TASK DESCRIPTION:
Restate the data exactly as given and keep the pictures out.

========================================

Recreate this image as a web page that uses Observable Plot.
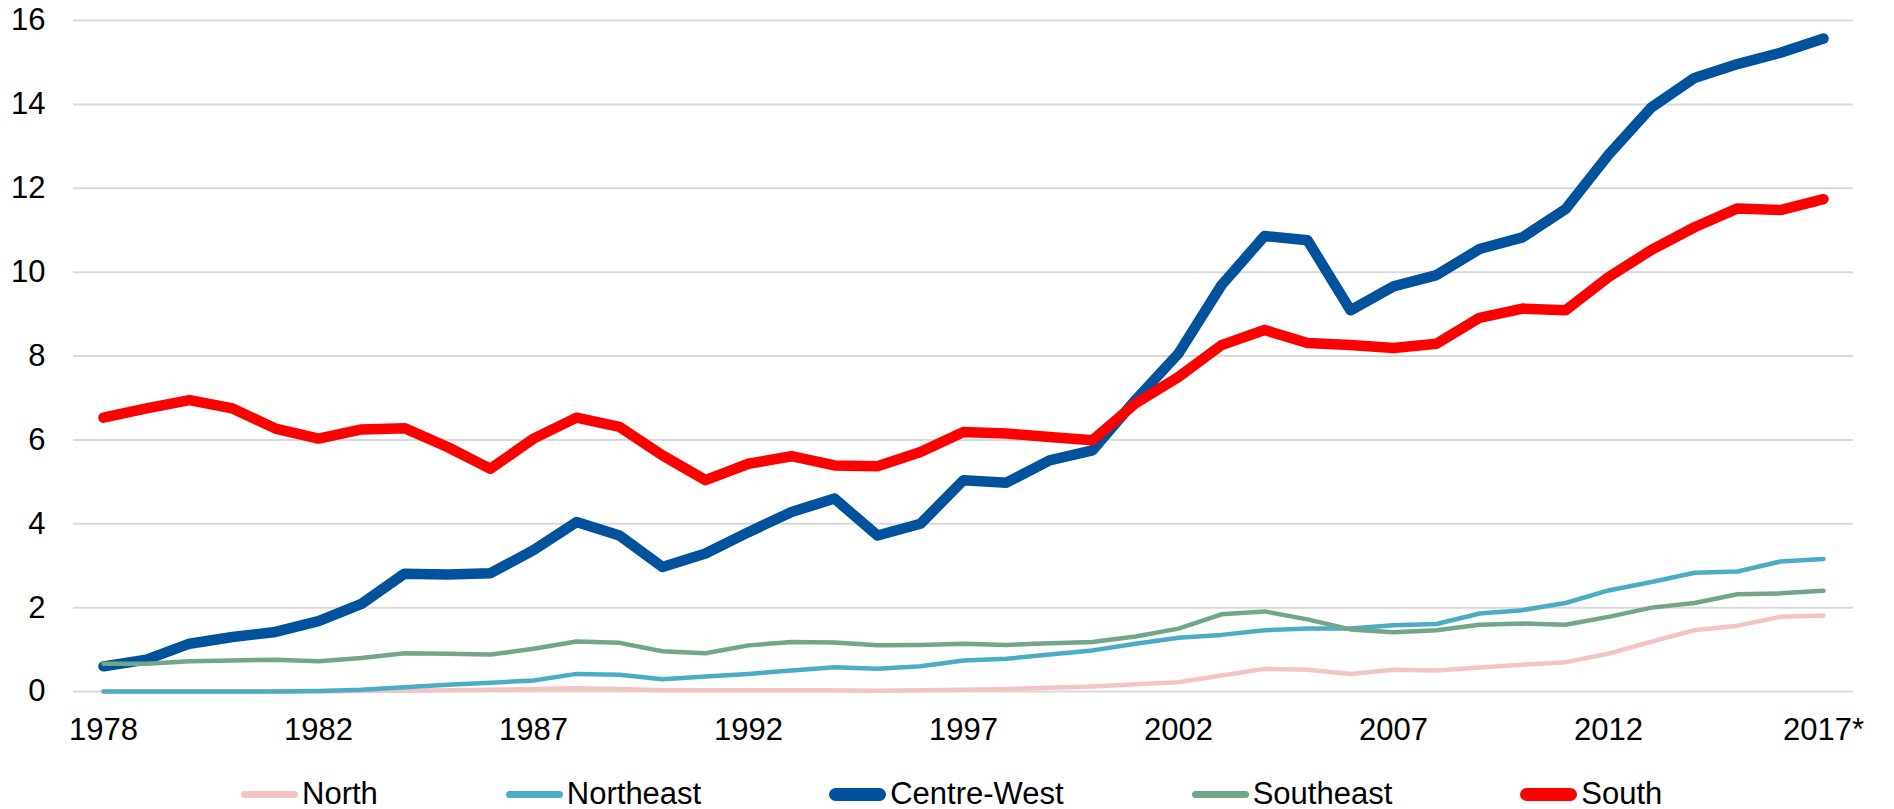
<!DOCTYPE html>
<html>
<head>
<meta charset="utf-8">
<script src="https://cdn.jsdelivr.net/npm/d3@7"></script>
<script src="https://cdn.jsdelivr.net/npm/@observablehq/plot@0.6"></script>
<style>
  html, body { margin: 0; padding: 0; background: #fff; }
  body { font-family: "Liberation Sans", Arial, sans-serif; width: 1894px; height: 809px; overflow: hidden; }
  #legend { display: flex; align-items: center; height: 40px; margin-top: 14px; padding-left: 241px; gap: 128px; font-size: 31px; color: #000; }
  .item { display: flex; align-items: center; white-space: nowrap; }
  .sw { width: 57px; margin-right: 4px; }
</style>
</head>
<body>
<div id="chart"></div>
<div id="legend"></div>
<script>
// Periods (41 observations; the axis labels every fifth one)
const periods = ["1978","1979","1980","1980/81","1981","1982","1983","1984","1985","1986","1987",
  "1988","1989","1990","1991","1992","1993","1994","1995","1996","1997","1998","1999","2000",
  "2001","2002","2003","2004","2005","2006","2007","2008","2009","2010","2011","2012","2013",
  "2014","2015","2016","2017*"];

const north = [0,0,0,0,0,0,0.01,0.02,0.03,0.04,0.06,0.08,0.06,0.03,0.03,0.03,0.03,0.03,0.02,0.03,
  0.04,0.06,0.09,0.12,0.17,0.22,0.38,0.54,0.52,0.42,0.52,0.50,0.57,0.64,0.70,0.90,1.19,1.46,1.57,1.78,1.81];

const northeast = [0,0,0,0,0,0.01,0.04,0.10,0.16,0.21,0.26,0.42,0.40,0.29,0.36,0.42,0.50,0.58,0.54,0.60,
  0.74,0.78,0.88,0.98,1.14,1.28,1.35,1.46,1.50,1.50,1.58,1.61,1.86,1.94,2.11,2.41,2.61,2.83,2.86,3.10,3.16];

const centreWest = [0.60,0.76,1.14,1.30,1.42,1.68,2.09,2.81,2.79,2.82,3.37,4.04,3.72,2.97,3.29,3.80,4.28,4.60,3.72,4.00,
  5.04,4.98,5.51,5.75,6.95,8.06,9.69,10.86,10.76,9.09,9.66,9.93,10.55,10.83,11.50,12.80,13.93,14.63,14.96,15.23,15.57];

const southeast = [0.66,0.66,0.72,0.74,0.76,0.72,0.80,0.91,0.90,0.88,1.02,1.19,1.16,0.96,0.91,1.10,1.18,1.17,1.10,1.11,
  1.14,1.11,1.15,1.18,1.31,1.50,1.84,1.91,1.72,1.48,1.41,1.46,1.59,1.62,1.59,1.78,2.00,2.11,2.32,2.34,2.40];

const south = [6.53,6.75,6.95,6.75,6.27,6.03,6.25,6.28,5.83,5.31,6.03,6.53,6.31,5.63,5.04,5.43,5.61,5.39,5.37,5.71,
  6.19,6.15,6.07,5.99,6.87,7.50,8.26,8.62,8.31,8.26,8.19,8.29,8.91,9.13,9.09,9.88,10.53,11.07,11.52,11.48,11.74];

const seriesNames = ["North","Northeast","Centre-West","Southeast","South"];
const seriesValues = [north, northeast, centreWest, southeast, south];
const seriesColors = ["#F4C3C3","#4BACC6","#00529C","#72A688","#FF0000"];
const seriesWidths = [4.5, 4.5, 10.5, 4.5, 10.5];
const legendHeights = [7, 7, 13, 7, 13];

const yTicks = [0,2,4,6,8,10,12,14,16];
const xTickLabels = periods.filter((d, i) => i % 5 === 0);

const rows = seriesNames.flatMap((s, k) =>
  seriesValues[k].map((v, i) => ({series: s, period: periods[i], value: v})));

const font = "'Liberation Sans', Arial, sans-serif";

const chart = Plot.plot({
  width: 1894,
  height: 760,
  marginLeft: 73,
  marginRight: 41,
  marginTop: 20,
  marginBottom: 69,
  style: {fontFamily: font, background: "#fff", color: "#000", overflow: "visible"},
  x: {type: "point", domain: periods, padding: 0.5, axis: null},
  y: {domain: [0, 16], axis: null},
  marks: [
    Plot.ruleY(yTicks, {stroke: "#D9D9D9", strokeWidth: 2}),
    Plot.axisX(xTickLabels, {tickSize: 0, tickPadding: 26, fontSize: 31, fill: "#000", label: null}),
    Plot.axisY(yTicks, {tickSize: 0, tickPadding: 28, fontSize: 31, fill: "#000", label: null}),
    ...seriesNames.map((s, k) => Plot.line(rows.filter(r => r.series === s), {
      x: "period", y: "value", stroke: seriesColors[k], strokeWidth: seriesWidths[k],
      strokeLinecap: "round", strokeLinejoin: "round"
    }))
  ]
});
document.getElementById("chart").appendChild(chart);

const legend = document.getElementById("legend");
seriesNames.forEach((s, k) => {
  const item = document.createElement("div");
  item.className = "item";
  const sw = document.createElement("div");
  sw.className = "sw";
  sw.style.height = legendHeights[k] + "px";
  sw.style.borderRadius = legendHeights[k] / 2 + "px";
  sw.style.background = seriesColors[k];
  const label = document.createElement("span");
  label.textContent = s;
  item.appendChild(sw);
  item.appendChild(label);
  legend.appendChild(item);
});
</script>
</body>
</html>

========================================

OUTPUT BELOW:
Recreate this image as a web page that uses Observable Plot.
<!DOCTYPE html>
<html>
<head>
<meta charset="utf-8">
<script src="https://cdn.jsdelivr.net/npm/d3@7"></script>
<script src="https://cdn.jsdelivr.net/npm/@observablehq/plot@0.6"></script>
<style>
  html, body { margin: 0; padding: 0; background: #fff; }
  body { font-family: "Liberation Sans", Arial, sans-serif; width: 1894px; height: 809px; overflow: hidden; }
  #legend { display: flex; align-items: center; height: 40px; margin-top: 14px; padding-left: 241px; gap: 128px; font-size: 31px; color: #000; }
  .item { display: flex; align-items: center; white-space: nowrap; }
  .sw { width: 57px; margin-right: 4px; }
</style>
</head>
<body>
<div id="chart"></div>
<div id="legend"></div>
<script>
// Periods (41 observations; the axis labels every fifth one)
const periods = ["1978","1979","1980","1980/81","1981","1982","1983","1984","1985","1986","1987",
  "1988","1989","1990","1991","1992","1993","1994","1995","1996","1997","1998","1999","2000",
  "2001","2002","2003","2004","2005","2006","2007","2008","2009","2010","2011","2012","2013",
  "2014","2015","2016","2017*"];

const north = [0,0,0,0,0,0,0.01,0.02,0.03,0.04,0.06,0.08,0.06,0.03,0.03,0.03,0.03,0.03,0.02,0.03,
  0.04,0.06,0.09,0.12,0.17,0.22,0.38,0.54,0.52,0.42,0.52,0.50,0.57,0.64,0.70,0.90,1.19,1.46,1.57,1.78,1.81];

const northeast = [0,0,0,0,0,0.01,0.04,0.10,0.16,0.21,0.26,0.42,0.40,0.29,0.36,0.42,0.50,0.58,0.54,0.60,
  0.74,0.78,0.88,0.98,1.14,1.28,1.35,1.46,1.50,1.50,1.58,1.61,1.86,1.94,2.11,2.41,2.61,2.83,2.86,3.10,3.16];

const centreWest = [0.60,0.76,1.14,1.30,1.42,1.68,2.09,2.81,2.79,2.82,3.37,4.04,3.72,2.97,3.29,3.80,4.28,4.60,3.72,4.00,
  5.04,4.98,5.51,5.75,6.95,8.06,9.69,10.86,10.76,9.09,9.66,9.93,10.55,10.83,11.50,12.80,13.93,14.63,14.96,15.23,15.57];

const southeast = [0.66,0.66,0.72,0.74,0.76,0.72,0.80,0.91,0.90,0.88,1.02,1.19,1.16,0.96,0.91,1.10,1.18,1.17,1.10,1.11,
  1.14,1.11,1.15,1.18,1.31,1.50,1.84,1.91,1.72,1.48,1.41,1.46,1.59,1.62,1.59,1.78,2.00,2.11,2.32,2.34,2.40];

const south = [6.53,6.75,6.95,6.75,6.27,6.03,6.25,6.28,5.83,5.31,6.03,6.53,6.31,5.63,5.04,5.43,5.61,5.39,5.37,5.71,
  6.19,6.15,6.07,5.99,6.87,7.50,8.26,8.62,8.31,8.26,8.19,8.29,8.91,9.13,9.09,9.88,10.53,11.07,11.52,11.48,11.74];

const seriesNames = ["North","Northeast","Centre-West","Southeast","South"];
const seriesValues = [north, northeast, centreWest, southeast, south];
const seriesColors = ["#F4C3C3","#4BACC6","#00529C","#72A688","#FF0000"];
const seriesWidths = [4.5, 4.5, 10.5, 4.5, 10.5];
const legendHeights = [7, 7, 13, 7, 13];

const yTicks = [0,2,4,6,8,10,12,14,16];
const xTickLabels = periods.filter((d, i) => i % 5 === 0);

const rows = seriesNames.flatMap((s, k) =>
  seriesValues[k].map((v, i) => ({series: s, period: periods[i], value: v})));

const font = "'Liberation Sans', Arial, sans-serif";

const chart = Plot.plot({
  width: 1894,
  height: 760,
  marginLeft: 73,
  marginRight: 41,
  marginTop: 20,
  marginBottom: 69,
  style: {fontFamily: font, background: "#fff", color: "#000", overflow: "visible"},
  x: {type: "point", domain: periods, padding: 0.5, axis: null},
  y: {domain: [0, 16], axis: null},
  marks: [
    Plot.ruleY(yTicks, {stroke: "#D9D9D9", strokeWidth: 2}),
    Plot.axisX(xTickLabels, {tickSize: 0, tickPadding: 26, fontSize: 31, fill: "#000", label: null}),
    Plot.axisY(yTicks, {tickSize: 0, tickPadding: 28, fontSize: 31, fill: "#000", label: null}),
    ...seriesNames.map((s, k) => Plot.line(rows.filter(r => r.series === s), {
      x: "period", y: "value", stroke: seriesColors[k], strokeWidth: seriesWidths[k],
      strokeLinecap: "round", strokeLinejoin: "round"
    }))
  ]
});
document.getElementById("chart").appendChild(chart);

const legend = document.getElementById("legend");
seriesNames.forEach((s, k) => {
  const item = document.createElement("div");
  item.className = "item";
  const sw = document.createElement("div");
  sw.className = "sw";
  sw.style.height = legendHeights[k] + "px";
  sw.style.borderRadius = legendHeights[k] / 2 + "px";
  sw.style.background = seriesColors[k];
  const label = document.createElement("span");
  label.textContent = s;
  item.appendChild(sw);
  item.appendChild(label);
  legend.appendChild(item);
});
</script>
</body>
</html>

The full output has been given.